S'agissant d'éventuelles réformes institutionnelles touchant directement les collectivités, on sait qu'Emmanuel Macron ne prévoit pas de grande réforme, ni de remise à plat des dernières lois de réforme territoriale. Les seules évolutions évoquées concerneraient en fait les métropoles – pas toutes les métropoles telles qu'aujourd'hui reconnues par la loi, mais les "vraies" grandes métropoles. Il s'agirait, à terme, de laisser ces métropoles absorber les attributions des départements, un peu sur le modèle de Lyon. Pour, in fine, conduire à la disparition des départements concernés. Avec un objectif de réduction d'un quart du nombre de départements d'ici 2022. De même, la seule modification envisagée sur les modes de scrutins pourrait être – au conditionnel – l'instauration du suffrage universel direct pour les métropoles.

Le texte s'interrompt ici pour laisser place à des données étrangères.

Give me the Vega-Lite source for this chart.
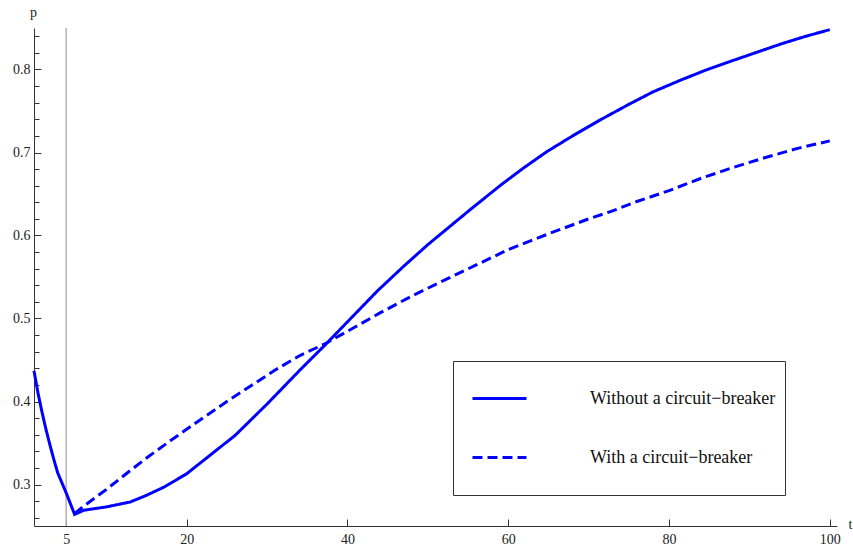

Enfin, pour ce qui est des questions d'aménagement du territoire et d'infrastructures, l'équipe d'Emmanuel Macron avait résumé les choses en ces termes dans sa réponse à l'ADCF : "Nous ne voulons pas nous concentrer sur les grands projets d'infrastructures, qui souvent ne voient jamais le jour, et répondre rapidement aux besoins de proximité et de mobilité les plus urgents de chaque territoire. Concrètement, il s'agit par exemple de mieux relier la ville moyenne à la grande métropole en accroissant le cadencement des trains. Autre possibilité, dans les zones rurales : améliorer l'accessibilité de tous les bassins de vie en passant par exemple une route en deux fois deux voies. Enfin, en matière d'infrastructures numériques, nous voulons supprimer les zones blanches et garantir un accès très haut débit fixe ou mobile dans 100% des communes en 2022." Devant les élus départementaux, il avait là encore insisté sur sa volonté de "soutenir la modernisation des transports dans une logique d'appui au développement de nouveaux services plutôt qu'une logique de grands plans d'infrastructure non financés".